Opened 9 years ago
Closed 9 years ago
#26731 closed Bug (wontfix)
UnicodeDecodeError when writing unicode to stdout of management command
| Reported by: | Darren Hobbs | Owned by: | nobody | 
|---|---|---|---|
| Component: | Core (Management commands) | Version: | 1.8 | 
| Severity: | Normal | Keywords: | py2 | 
| Cc: | Triage Stage: | Accepted | |
| Has patch: | yes | Needs documentation: | no | 
| Needs tests: | no | Patch needs improvement: | yes | 
| Easy pickings: | no | UI/UX: | no | 
Description (last modified by )
In a management command in Python 2.7, if you include unicode characters when writing to stdout (with self.stdout.write) you will get a UnicodeDecodeError
# coding=utf-8
from __future__ import absolute_import, unicode_literals
import sys
import pytest
from django.core.management.base import OutputWrapper
from django.utils.encoding import smart_bytes
def test_bad_unicode_names():
    bad_name = smart_bytes(u'£')
    ow = OutputWrapper(sys.stdout)
    with pytest.raises(UnicodeDecodeError):
        ow.write(bad_name)
      Change History (17)
comment:1 by , 9 years ago
| Description: | modified (diff) | 
|---|
comment:2 by , 9 years ago
comment:3 by , 9 years ago
The string came from the db. The actual error came from django/core/management/base.py", line 111, in write.
I fixed my specific issue by importing unicode literals and using self.stdout.write('{}'.format(possibly_unicode_string_from_db)). I'm afraid my understanding of python's unicode string handling isn't great. Perhaps the answer is to update the documentation to suggest using unicode literals in management commands - the alternative is a nasty surprise waiting to happen in production (as it did to me!)
comment:4 by , 9 years ago
So the broken code is self.stdout.write('{}'.format(possibly_unicode_string_from_db)) without unicode_literals?
comment:5 by , 9 years ago
Apart from the content of a BinaryField, I don't see how any non-ASCII bytestring can come from the database.
comment:6 by , 9 years ago
The issue is that the non-ASCII Unicode string from the database is coerced into the bytestring '{}' (basically the same situation as #21933).
comment:7 by , 9 years ago
It's also compounded by the fact that sys.stdout.write copes with it but self.stdout.write doesn't.
comment:8 by , 9 years ago
It's because OutputWrapper's default ending is u'\n' so we end up comparing bytestring to Unicode in msg.endswith(ending).
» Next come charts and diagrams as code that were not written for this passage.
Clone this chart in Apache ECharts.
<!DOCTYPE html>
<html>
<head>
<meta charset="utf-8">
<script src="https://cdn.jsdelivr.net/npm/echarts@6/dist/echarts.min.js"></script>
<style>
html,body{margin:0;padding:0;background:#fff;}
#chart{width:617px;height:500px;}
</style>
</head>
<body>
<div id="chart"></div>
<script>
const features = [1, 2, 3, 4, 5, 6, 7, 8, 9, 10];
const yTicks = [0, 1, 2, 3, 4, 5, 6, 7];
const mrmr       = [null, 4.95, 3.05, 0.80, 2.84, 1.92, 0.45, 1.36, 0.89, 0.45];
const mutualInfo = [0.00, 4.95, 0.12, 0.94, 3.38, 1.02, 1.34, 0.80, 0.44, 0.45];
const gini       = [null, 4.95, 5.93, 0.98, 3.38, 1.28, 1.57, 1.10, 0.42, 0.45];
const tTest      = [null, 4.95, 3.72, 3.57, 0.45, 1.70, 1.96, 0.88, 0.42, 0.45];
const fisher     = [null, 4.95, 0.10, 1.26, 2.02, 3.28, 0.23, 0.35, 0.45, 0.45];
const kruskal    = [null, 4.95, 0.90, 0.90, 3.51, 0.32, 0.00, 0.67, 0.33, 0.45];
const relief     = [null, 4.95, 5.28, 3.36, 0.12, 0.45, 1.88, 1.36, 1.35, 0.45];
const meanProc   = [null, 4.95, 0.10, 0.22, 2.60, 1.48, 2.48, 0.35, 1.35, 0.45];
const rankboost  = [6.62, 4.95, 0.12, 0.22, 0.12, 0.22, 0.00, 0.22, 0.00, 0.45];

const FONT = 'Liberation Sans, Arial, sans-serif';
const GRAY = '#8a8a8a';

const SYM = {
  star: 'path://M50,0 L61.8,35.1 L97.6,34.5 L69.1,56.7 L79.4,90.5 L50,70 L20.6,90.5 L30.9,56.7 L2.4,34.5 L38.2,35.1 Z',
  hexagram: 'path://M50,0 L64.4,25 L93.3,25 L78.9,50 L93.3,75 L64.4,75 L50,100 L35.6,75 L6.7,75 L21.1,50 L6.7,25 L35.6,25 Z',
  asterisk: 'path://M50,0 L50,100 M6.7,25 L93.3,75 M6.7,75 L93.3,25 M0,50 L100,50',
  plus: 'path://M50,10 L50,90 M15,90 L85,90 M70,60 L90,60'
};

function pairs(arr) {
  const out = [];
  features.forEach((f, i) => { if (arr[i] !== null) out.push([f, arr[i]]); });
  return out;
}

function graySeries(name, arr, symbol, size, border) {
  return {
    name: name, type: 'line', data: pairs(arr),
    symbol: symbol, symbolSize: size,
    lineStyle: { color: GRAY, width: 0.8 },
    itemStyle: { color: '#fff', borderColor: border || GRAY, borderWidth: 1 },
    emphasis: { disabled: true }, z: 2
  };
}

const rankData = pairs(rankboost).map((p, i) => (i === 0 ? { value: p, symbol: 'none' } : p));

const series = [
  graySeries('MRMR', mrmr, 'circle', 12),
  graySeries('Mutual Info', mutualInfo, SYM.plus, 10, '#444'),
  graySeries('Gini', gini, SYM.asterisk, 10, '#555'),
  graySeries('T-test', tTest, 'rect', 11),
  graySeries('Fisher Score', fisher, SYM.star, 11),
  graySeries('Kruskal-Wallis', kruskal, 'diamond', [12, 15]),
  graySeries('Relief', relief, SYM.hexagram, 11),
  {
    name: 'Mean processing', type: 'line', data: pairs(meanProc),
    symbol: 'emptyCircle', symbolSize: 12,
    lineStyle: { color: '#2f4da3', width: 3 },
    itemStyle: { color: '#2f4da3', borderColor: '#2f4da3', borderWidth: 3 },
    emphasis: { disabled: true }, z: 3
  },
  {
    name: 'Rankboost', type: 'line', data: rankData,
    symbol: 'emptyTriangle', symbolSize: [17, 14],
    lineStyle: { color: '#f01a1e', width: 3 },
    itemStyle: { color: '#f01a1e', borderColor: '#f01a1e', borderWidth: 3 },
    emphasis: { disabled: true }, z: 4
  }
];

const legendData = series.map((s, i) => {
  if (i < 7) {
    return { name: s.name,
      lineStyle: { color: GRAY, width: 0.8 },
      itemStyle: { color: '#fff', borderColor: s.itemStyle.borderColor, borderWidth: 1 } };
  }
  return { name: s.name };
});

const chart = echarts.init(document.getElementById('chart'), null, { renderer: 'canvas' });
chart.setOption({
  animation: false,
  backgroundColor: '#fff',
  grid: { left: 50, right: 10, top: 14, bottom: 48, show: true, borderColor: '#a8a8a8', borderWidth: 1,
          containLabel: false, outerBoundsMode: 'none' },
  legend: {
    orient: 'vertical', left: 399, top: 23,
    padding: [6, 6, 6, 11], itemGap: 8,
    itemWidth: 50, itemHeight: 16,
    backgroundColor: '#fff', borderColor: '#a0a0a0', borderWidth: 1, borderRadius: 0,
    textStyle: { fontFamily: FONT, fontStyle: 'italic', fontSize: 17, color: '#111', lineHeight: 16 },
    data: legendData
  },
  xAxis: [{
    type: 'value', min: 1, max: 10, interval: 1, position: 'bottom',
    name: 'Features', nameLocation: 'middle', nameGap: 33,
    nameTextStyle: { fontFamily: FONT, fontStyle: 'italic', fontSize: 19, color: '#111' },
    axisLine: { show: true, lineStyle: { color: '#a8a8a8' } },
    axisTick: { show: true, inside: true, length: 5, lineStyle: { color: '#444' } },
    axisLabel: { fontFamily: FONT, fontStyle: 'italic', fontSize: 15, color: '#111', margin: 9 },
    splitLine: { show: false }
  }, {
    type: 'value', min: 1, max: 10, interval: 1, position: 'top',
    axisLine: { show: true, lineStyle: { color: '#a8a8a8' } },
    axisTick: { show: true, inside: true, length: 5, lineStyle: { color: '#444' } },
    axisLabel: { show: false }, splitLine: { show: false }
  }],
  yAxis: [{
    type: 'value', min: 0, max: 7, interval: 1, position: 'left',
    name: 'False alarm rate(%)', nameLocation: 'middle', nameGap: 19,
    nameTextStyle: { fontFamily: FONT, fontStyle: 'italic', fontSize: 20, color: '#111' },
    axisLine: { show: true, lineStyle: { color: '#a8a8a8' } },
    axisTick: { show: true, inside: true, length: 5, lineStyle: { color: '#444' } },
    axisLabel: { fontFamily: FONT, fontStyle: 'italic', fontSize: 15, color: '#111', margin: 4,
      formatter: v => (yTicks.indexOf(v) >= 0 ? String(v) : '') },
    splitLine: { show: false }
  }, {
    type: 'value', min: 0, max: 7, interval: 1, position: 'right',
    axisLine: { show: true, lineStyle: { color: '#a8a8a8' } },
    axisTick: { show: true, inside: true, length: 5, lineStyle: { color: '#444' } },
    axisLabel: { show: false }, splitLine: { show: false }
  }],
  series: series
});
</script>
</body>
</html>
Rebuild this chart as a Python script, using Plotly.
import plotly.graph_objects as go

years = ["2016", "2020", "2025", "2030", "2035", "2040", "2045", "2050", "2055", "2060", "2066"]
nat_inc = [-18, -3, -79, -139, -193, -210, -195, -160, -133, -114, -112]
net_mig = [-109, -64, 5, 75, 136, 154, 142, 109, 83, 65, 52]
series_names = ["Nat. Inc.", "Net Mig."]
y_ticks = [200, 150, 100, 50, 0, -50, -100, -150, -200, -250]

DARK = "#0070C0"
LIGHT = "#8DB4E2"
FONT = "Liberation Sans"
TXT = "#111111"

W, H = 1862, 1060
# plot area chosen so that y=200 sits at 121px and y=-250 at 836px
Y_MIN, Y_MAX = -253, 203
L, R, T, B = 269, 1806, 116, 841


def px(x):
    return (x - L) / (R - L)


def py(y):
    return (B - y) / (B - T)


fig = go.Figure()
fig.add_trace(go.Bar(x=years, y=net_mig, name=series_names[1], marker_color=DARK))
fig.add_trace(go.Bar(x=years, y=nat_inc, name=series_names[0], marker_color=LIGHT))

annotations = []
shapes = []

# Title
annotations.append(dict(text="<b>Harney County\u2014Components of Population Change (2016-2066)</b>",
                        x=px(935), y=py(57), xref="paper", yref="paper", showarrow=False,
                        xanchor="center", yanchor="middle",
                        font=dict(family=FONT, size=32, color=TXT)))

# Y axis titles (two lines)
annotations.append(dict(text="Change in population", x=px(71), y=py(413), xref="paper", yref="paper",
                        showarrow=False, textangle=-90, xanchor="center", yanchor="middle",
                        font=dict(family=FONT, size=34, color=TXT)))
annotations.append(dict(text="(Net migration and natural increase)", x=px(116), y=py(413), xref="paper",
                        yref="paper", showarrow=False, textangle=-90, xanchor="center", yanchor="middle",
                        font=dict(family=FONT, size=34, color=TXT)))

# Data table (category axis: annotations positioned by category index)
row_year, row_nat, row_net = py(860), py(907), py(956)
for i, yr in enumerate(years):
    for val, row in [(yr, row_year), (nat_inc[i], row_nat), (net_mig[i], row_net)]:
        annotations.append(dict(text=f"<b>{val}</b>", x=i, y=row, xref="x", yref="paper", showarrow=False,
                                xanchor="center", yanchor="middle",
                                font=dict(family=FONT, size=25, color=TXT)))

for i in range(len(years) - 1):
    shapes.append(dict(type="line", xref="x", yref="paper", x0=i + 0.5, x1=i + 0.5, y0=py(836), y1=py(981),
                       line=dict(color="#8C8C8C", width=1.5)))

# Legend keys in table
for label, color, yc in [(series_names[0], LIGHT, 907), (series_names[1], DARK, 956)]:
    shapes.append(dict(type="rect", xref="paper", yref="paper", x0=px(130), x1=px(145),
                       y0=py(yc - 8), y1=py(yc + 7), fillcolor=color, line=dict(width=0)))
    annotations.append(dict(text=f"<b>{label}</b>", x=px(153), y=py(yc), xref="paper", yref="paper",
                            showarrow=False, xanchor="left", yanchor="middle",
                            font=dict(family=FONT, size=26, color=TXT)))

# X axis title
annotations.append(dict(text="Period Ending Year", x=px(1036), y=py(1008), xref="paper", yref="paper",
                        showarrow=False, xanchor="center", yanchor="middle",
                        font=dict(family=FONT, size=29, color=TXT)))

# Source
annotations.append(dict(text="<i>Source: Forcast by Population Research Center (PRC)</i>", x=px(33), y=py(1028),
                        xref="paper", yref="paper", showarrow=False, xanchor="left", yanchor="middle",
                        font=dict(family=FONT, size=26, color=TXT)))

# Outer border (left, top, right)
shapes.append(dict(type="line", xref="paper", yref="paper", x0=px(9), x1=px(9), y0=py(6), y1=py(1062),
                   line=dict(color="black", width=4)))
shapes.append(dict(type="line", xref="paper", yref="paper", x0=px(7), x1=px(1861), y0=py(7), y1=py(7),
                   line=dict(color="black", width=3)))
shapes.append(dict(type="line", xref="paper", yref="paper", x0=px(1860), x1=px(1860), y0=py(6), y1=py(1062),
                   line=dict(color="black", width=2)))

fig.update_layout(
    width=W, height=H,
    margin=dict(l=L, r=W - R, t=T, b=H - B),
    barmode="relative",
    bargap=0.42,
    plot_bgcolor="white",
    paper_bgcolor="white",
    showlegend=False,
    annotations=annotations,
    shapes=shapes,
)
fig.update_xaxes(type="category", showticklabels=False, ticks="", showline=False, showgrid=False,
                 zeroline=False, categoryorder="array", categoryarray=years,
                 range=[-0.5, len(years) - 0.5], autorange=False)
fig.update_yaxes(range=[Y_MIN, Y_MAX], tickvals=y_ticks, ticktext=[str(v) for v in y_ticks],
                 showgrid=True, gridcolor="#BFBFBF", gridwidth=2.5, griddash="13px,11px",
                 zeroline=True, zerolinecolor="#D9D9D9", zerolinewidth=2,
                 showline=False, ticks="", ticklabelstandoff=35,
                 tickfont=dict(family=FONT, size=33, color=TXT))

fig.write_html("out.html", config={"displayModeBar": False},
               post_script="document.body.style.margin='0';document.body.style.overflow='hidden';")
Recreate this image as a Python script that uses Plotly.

I'll leave it up to Claude or another Unicode expert about the correct resolution for this.
comment:9 by , 9 years ago
@dhobbs It's still a bit mysterious for us how you got the non-ASCII bytestring, that *might* be the bug in the first place. Could you develop a bit more about your use case?
comment:11 by , 9 years ago
>>> print('{}'.format(u'un café ?'))
Traceback (most recent call last):
  File "<stdin>", line 1, in <module>
UnicodeEncodeError: 'ascii' codec can't encode character u'\xe9' in position 6: ordinal not in range(128)
comment:12 by , 9 years ago
I'm using this management command:
# -*- coding: utf-8 -*-
from django.core.management.base import BaseCommand
from polls.models import Question
class Command(BaseCommand):
    def handle(self, *args, **options):
        v = 'Output: %s'.format(Question.objects.latest('id'))
        print(type(v))
        print(v)
        self.stdout.write(v)
with a question with some non-ASCII chars in the name.
comment:13 by , 9 years ago
| Component: | Uncategorized → Core (Management commands) | 
|---|---|
| Triage Stage: | Unreviewed → Accepted | 
| Type: | Uncategorized → Bug | 
Wow, I realize now that format or % (mod) are calling the __str__ of the model. Please, Python 3, come soon!
comment:16 by , 9 years ago
| Keywords: | py2 added | 
|---|
If someone is interested in the fix that Claude proposed, they'll need to debug the Windows test failures and propose an updated patch.
comment:17 by , 9 years ago
| Resolution: | → wontfix | 
|---|---|
| Status: | new → closed | 
Closing due to the end of Python 2 support in master in a couple weeks.
How do you end up with a situation where you cast a unicode string with non-ASCII characters to bytes?